Copper falls, tin rises

25 Aug, 2012

Copper fell on Friday due to investors' doubts about the likelihood of strong stimulus measures from the US Federal Reserve and to signs that Spain may need sovereign aid, heightening concerns about the euro zone debt crisis. Three-month copper on the London Metal Exchange closed at $7,640 a tonne, down from a close of $7,684.50 on Thursday, when it hit a one-month high for a third day.
The metal used in power and construction briefly pared its losses as the euro recovered against the dollar on news that the European Central Bank is considering setting yield band targets under a new bond-buying programme. But copper soon retreated again as the dollar regained strength against a basket of currencies. A stronger dollar makes commodities priced in the US unit weaker for holders of other currencies.
On Thursday Fed officials gave mixed messages, with one playing down the odds of imminent bond buying and another seeing a lot of reasons for more easing, and investors scaled back their expectations for economic stimulus. "After the initial thoughts from the Fed statement yesterday, we saw some short-covering (in metals markets) and that has run its course now," Gayle Berry, an analyst at Barclays Capital, said.
"We're not at the point yet where the market's views have changed to add fresh longs as there are still negative headlines out there." US data on Friday also sent mixed messages. New orders for long-lasting US manufactured goods surged in July, but a second straight month of declines in a gauge of planned business spending pointed to a slowing growth trend in the factory sector. Trading volumes were light due to summer holidays in the northern hemisphere, when many plants shut for annual maintenance.
Reflecting a lack of conviction about copper's short-term price direction, the open interest in the LME copper contract dropped to a 5-1/2 year low. "It'll take a lot of conviction to get fresh longs to come in at this point, so we will be facing pressure from the shorts today," said an analyst with an international trading firm, who declined to be identified as he was not authorised to speak to the media.
Concerns about the euro zone debt crisis also kept sentiment cautious following news that Spain was in talks with euro zone partners over sovereign aid, although it has not made a final request for a bailout, three sources with knowledge of the matter told Reuters. The euro zone's fourth-largest economy is the latest hot spot in the 2-1/2-year crisis as concerns remain about its ailing banking sector, which sought a 100 billion euro European lifeline in June, and its highly indebted regions.
Benchmark tin closed at its highest since mid-May at $20,900 a tonne, supported by concerns about a supply shortfall from Indonesian producers. It closed at $19,950 on Thursday. A stoppage by tin miners in Indonesia because of weak global prices has increased to encompass over 90 percent of smelters, leading shipments to decline by more than half from the world's top exporter of the metal.
Looking further ahead to the outlook for copper, investors are keen to see signs of further stimulus action from China to help spur a pick-up in copper demand in the country that consumes around 40 percent of global refined copper. The latest figures showed copper inventories in warehouses monitored by the Shanghai Futures Exchange rose 1.8 percent from last Friday.
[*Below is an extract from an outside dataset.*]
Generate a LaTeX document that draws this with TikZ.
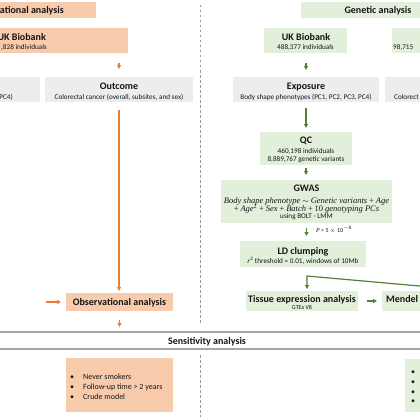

Although the manufacturing sector in the world's second-largest economy contracted at its sharpest pace in nine months in August, market watchers are ruling out a previously expected cut in banks' required reserve ratio after the Chinese central bank injected a seven-month high amount of funds into the financial system. Benchmark zinc closed at $1,879 from $1,862 and nickel at $16,475 a tonne from Thursday's close of $16,475. Lead closed at $1,971 from Thursday's close of $1,952 a tonne. Aluminium closed at $1,919 a tonne from Thursday's close of $1,904.